• Task goal
Identify the lines bearing the string "chart" and gather them.

(begin)

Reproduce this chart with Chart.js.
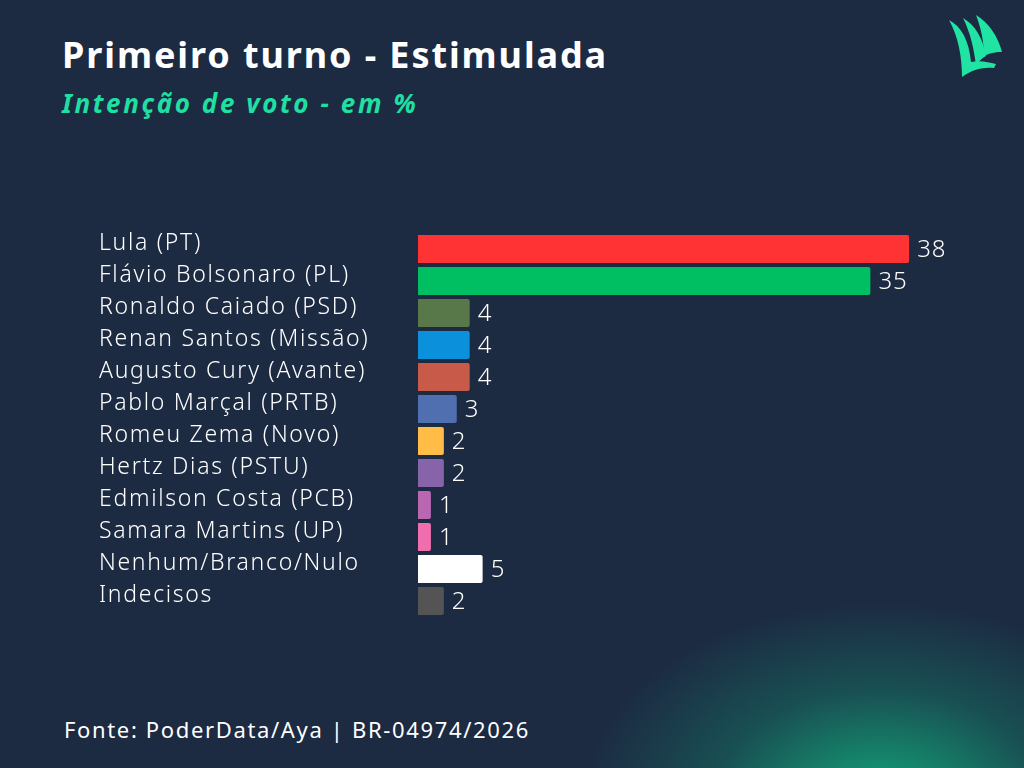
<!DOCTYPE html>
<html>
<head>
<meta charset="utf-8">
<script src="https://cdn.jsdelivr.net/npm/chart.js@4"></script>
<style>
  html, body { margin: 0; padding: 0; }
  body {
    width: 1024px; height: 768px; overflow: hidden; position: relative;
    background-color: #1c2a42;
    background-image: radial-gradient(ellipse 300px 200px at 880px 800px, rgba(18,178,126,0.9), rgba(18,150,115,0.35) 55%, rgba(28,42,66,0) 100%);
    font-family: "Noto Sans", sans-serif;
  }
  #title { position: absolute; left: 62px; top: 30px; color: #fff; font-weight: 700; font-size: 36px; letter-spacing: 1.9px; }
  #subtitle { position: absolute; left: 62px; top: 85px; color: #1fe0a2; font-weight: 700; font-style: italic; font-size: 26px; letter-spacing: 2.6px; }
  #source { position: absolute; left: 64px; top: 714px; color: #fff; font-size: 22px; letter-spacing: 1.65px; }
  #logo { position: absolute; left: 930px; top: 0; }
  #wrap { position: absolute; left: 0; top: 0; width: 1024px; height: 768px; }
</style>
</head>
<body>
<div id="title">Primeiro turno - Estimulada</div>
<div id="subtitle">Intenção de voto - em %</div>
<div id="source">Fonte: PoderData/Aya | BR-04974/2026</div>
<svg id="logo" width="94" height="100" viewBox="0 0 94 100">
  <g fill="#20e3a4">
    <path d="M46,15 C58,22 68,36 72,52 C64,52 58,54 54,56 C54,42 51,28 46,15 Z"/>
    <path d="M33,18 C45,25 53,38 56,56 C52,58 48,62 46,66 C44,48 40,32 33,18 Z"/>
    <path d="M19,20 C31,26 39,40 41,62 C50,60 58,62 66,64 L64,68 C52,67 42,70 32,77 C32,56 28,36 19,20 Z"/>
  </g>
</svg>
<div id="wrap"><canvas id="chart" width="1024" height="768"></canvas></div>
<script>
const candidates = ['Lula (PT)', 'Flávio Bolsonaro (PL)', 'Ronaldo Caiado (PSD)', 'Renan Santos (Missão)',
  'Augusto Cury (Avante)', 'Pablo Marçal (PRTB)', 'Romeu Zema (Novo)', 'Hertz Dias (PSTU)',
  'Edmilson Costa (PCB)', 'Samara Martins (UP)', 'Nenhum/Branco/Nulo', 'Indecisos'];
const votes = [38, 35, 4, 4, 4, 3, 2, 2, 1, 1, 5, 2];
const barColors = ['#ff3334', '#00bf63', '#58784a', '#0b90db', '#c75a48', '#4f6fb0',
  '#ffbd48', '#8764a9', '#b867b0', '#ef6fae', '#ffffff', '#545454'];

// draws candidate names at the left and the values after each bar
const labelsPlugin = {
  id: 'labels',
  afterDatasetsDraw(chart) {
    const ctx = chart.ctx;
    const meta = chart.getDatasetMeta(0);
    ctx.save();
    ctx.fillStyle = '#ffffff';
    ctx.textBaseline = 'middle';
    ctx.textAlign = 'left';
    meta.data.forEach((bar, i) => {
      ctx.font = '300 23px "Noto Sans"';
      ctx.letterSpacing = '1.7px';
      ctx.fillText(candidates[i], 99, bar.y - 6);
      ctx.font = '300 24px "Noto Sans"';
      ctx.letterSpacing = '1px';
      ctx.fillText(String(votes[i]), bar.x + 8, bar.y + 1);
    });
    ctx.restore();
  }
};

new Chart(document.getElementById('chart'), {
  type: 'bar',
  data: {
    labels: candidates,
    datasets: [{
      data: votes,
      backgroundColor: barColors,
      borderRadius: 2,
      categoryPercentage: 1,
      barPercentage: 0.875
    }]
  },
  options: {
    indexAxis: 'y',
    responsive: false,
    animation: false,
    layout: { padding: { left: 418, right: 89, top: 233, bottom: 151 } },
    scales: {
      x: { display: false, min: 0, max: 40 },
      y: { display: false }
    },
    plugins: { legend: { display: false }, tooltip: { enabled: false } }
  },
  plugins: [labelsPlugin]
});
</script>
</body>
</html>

(end)

• Complete output
Reproduce this chart with Chart.js.
<script src="https://cdn.jsdelivr.net/npm/chart.js@4"></script>
<div id="wrap"><canvas id="chart" width="1024" height="768"></canvas></div>
  afterDatasetsDraw(chart) {
    const ctx = chart.ctx;
    const meta = chart.getDatasetMeta(0);
new Chart(document.getElementById('chart'), {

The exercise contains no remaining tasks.